In de tweede helft van de 19de eeuw traden nu ook (vooral onder de invloed van Frankrijk) het realisme en naturalisme in Joegoslavië op. Een van de eerste vertegenwoordigers dezer richtingen was Jakov Ignjatović (1829-1888) met zijn Milan Narandzić (1860). Van groter betekenis is August Senoa (1838-1881), de uitgever van een belangrijk tijdschrift „Vienac” (De Guirlande); zijn meest indrukwekkende roman is wel De bedelaar Luka (1879). Het conflict tussen generaties, stad en platteland, vond ook zijn vertolker in Ante Kovačić (1854-1889). In de voortreffelijke verhalen van Laza Lazarevič (1851-1890) worden we verplaatst naar de wereld van de zadruga (de Servische groot-familie); ook Janko Veselinovič (1862-1905) verwijlt gaarne bij de idylle van de zadruga. Rauwer en machtiger is hij in zijn historische roman De Haidoek Stanko.

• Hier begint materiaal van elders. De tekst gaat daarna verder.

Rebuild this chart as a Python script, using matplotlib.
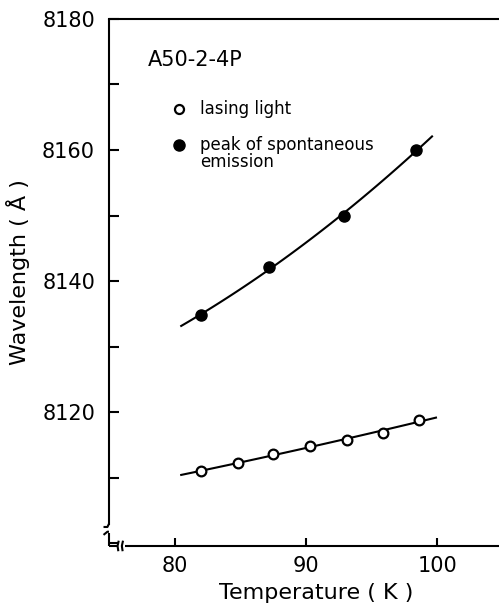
import numpy as np
import matplotlib
matplotlib.use("Agg")
import matplotlib.pyplot as plt
from matplotlib.ticker import MultipleLocator

# sample A50-2-4P, wavelength vs temperature
temp_lasing = [82.0, 84.8, 87.5, 90.3, 93.1, 95.9, 98.6]
wl_lasing = [8111.0, 8112.2, 8113.6, 8114.9, 8115.8, 8116.9, 8118.8]

temp_spont = [82.0, 87.2, 92.9, 98.4]
wl_spont = [8134.8, 8142.2, 8150.0, 8160.0]

x_ticks = [80, 90, 100]
y_ticks = [8120, 8140, 8160, 8180]

plt.rcParams['font.family'] = ['DejaVu Sans']

fig = plt.figure(figsize=(4.99, 6.10), dpi=100)
ax = fig.add_axes([0.2184, 0.105, 0.7816, 0.864])

# smooth fitted curves through each set
for tx, wy, x0, x1 in [(temp_lasing, wl_lasing, 80.5, 99.9),
                       (temp_spont, wl_spont, 80.5, 99.6)]:
    coef = np.polyfit(tx, wy, 2)
    xs = np.linspace(x0, x1, 100)
    ax.plot(xs, np.polyval(coef, xs), color='black', lw=1.5, zorder=2)

ax.plot(temp_lasing, wl_lasing, 'o', ms=7, mfc='white', mec='black', mew=1.6, zorder=3)
ax.plot(temp_spont, wl_spont, 'o', ms=8, color='black', zorder=3)

ax.set_xlim(75.0, 104.7)
ax.set_ylim(8099.6, 8180)
ax.set_xticks(x_ticks)
ax.set_yticks(y_ticks)
ax.yaxis.set_minor_locator(MultipleLocator(10))
ax.tick_params(axis='both', which='both', direction='in', width=1.5, color='black')
ax.tick_params(axis='y', which='both', length=7, pad=10, labelsize=15)
ax.tick_params(axis='x', which='both', length=6, pad=7, labelsize=15)

ax.spines['right'].set_visible(False)
ax.spines['left'].set_visible(False)
ax.spines['bottom'].set_visible(False)
ax.spines['top'].set_linewidth(1.5)

# axes lines with break marks at the lower left corner
T = ax.transAxes
kw = dict(transform=T, color='black', lw=1.5, clip_on=False, solid_capstyle='butt')
ax.plot([0, 0], [0.040, 1.0], **kw)
ax.plot([-0.014, -0.004, 0], [0.036, 0.036, 0.042], **kw)
ax.plot([0, 0], [0.0, 0.025], **kw)
ax.plot([-0.014, -0.004, 0], [0.021, 0.027, 0.027], **kw)
ax.plot([0, 0.020], [0, 0], **kw)
ax.plot([0.024, 0.022, 0.025], [-0.010, 0.0, 0.010], **kw)
ax.plot([0.035, 0.033, 0.036], [-0.010, 0.0, 0.010], **kw)
ax.plot([0.041, 1.0], [0, 0], **kw)

ax.set_xlabel('Temperature ( K )', fontsize=16)
ax.xaxis.set_label_coords(0.53, -0.070)
ax.set_ylabel('Wavelength ( Å )', fontsize=16)
ax.yaxis.set_label_coords(-0.203, 0.52)

ax.text(0.10, 0.922, 'A50-2-4P', transform=T, fontsize=15, va='center', ha='left')
ax.plot([0.180], [0.829], 'o', ms=6.5, mfc='white', mec='black', mew=1.6, transform=T, clip_on=False)
ax.text(0.233, 0.829, 'lasing light', transform=T, fontsize=12, va='center', ha='left')
ax.plot([0.180], [0.761], 'o', ms=8, color='black', transform=T, clip_on=False)
ax.text(0.233, 0.761, 'peak of spontaneous', transform=T, fontsize=12, va='center', ha='left')
ax.text(0.233, 0.729, 'emission', transform=T, fontsize=12, va='center', ha='left')

fig.savefig('out.png', dpi=100)
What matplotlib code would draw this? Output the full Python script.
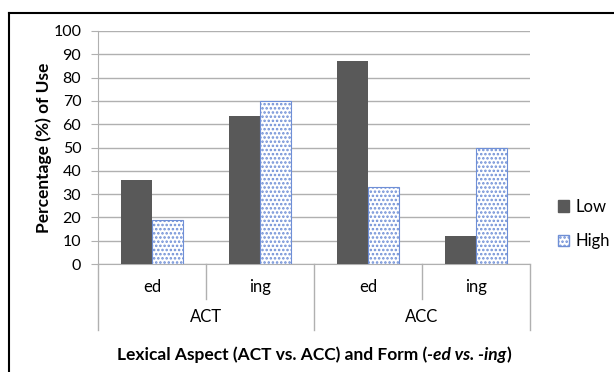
import matplotlib
matplotlib.use("Agg")
import matplotlib.pyplot as plt
from matplotlib.patches import Patch
from matplotlib.lines import Line2D
import numpy as np

plt.rcParams['font.family'] = ['Lato', 'DejaVu Sans']
plt.rcParams['hatch.linewidth'] = 1.2

forms = ["ed", "ing", "ed", "ing"]
aspects = ["ACT", "ACC"]
low = [36, 63.5, 87, 12]
high = [19, 70, 33, 50]

LOW_COLOR = "#595959"
HIGH_EDGE = "#6f8fd6"
GRID = "#b0b0b0"

fig = plt.figure(figsize=(6.14, 3.72), dpi=100)
ax = fig.add_axes([98 / 614, 1 - 264 / 372, (530 - 98) / 614, (264 - 31) / 372])

x = np.arange(len(forms))
w = 0.29
ax.bar(x - w / 2, low, w, color=LOW_COLOR, zorder=3)
ax.bar(x + w / 2, high, w, color="white", edgecolor=HIGH_EDGE, hatch="....",
       linewidth=0.8, zorder=3)

ax.set_xlim(-0.5, len(forms) - 0.5)
ax.set_ylim(0, 100)
ax.set_yticks(range(0, 101, 10))
ax.tick_params(axis="y", labelsize=11.5, length=5, color=GRID, pad=7)
ax.tick_params(axis="x", length=0, labelbottom=False)
ax.yaxis.grid(True, color=GRID, linewidth=1.0, zorder=0)
ax.set_axisbelow(True)
for s in ["top", "right"]:
    ax.spines[s].set_visible(False)
ax.spines["left"].set_color(GRID)
ax.spines["bottom"].set_color(GRID)

# two-level category axis
trans = ax.get_xaxis_transform()
for i in range(len(forms) + 1):
    xb = i - 0.5
    bottom = -0.285 if i % 2 == 0 else -0.15
    ax.add_line(Line2D([xb, xb], [0, bottom], transform=trans, color=GRID,
                       linewidth=1.0, clip_on=False))
for i, f in enumerate(forms):
    ax.text(i, -0.1, f, transform=trans, ha="center", va="center", fontsize=12)
for j, a in enumerate(aspects):
    ax.text(2 * j + 0.5, -0.228, a, transform=trans, ha="center", va="center", fontsize=12)

ax.set_ylabel("Percentage (%) of Use", fontsize=12.5, fontweight="bold")
ax.yaxis.set_label_coords(-0.106, 0.5)

# x title with the italic part set in its own run
parts = [("Lexical Aspect (ACT vs. ACC) and Form (", "normal"),
         ("-ed vs. -ing", "italic"),
         (")", "normal")]
renderer = fig.canvas.get_renderer()
runs = [fig.text(0, 1 - 355 / 372, s, ha="left", va="center", fontsize=12.5,
                 fontweight="bold", fontstyle=st) for s, st in parts]
widths = [r.get_window_extent(renderer).width / fig.bbox.width for r in runs]
xpos = (98 + 530) / 2 / 614 - sum(widths) / 2
for r, wd in zip(runs, widths):
    r.set_x(xpos)
    xpos += wd

handles = [Patch(facecolor=LOW_COLOR, edgecolor=LOW_COLOR),
           Patch(facecolor="white", edgecolor=HIGH_EDGE, hatch="....")]
fig.legend(handles, ["Low", "High"], loc="center left",
           bbox_to_anchor=(543 / 614, 1 - 224 / 372), frameon=False,
           fontsize=12, handlelength=0.65, handleheight=0.65, handletextpad=0.4,
           labelspacing=1.1)

# outer frame
fig.add_artist(Line2D([9 / 614, 1], [1 - 13 / 372, 1 - 13 / 372], color="black",
                      linewidth=1.5, transform=fig.transFigure))
fig.add_artist(Line2D([9 / 614, 9 / 614], [0, 1 - 13 / 372], color="black",
                      linewidth=1.5, transform=fig.transFigure))

fig.savefig("out.png", dpi=100)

Een mengeling van idylle en realistische uitbeelding van de landbevolking vinden we in het werk van Ljuba Babić Ksaver Šandor Djalski (1854-1935). In de korte verhalen van Josip Draženović speurt men duidelijk de invloeden van Toergenjew en Maupassant. Realist is ook Simo Matavulj (1852-1908). Josip Kozarac (1858-1906) kreeg vooral naam door zijn roman Dode kapitalen (1889). Zeer sterke invloeden van de klassieke Russische literatuur zijn waarneembaar bij Svetolik Ranković (1863-1899), bekend door zijn De koning van de berg (1897). Een humoristisch schrijver is Stevan Sremac (1855-1906; De pope Cira en de pope Spira).

Een belangrijke plaats neemt ook Branislav Nusić in, de grootste blijspelschrijver na Sterija Popović. Onder de dichters verdient de elegicus Vojislav Ilić (1862-1894) vermelding. Een dichter der opstandigheid is Silvije Strahimir Kranjčević (1864-1908). Een belangrijke figuur van het begin der 20ste eeuw is Borisav Stanković (1876-1927), zijn beroemdste roman is Het onreine bloed. De contemporaine Joegoslavische literatuur geeft nog weinig vastomlijnde persoonlijkheden te aanschouwen.

Lit.: A. Leskien, Grammatik der serbo-kroatischen Sprache I (Leipzig 1914); M. Rešetar, Elementar-Grammatik der serbischen (kroatischen) Sprache (Zagreb 1922); A. Meillet en A. Vaillant, Grammaire de la langue serbo-croate (1924); Vuk Stef. Karadžić, Lexicon serbico-germanico-latinum (Srpski Rječnik, 1818, 1852, 1898, 1936); F.

Iveković en I. Broz, Rječnik hrvatskoga jezika (2 dln, Zagreb 1901; lexicon met Duitse en Latijnse vertalingen); M. Rešetar, Der stokavische Dialekt (Wien 1907); A. Belič, Zum heutigen Stande der serbokroatischen Dialektologie, Revue Slavistique III (Krakau 1910), 82-103; A. Vaillant, La langue de Dominko, Zlatarić (2 dln, Paris 1928-1931); Boris Unbegaun, Les débuts de la langue littéraire chez les Serbes (Paris 1935); M. Murko, Geschichte der älteren südslawischen Literaturen (Leipzig 1908); Idem, Die südslawischen Literaturen (Die Kultur der Gegenwart I, Abt.

IX: Die osteuropäischen Literaturen und die slawischen Sprachen, Berlin-Leipzig 1908), 194-245; G. Gesemann, Die serbo-kroatische Literatur (Potsdam 1930, bibliographie vooral betreffende volkspoëzie, ald. blz. 43-44); M. Murko, La poésie populaire épique en Yougoslavie au début du XXe siècle (Paris 1929); Milos Savkovic, La littérature yougoslave moderne (Belgrade 1936); R. Aleksić i M. Slenowić, Grammatika srpskoga ili Rrvatskoga jezika (Sarajewo 1947).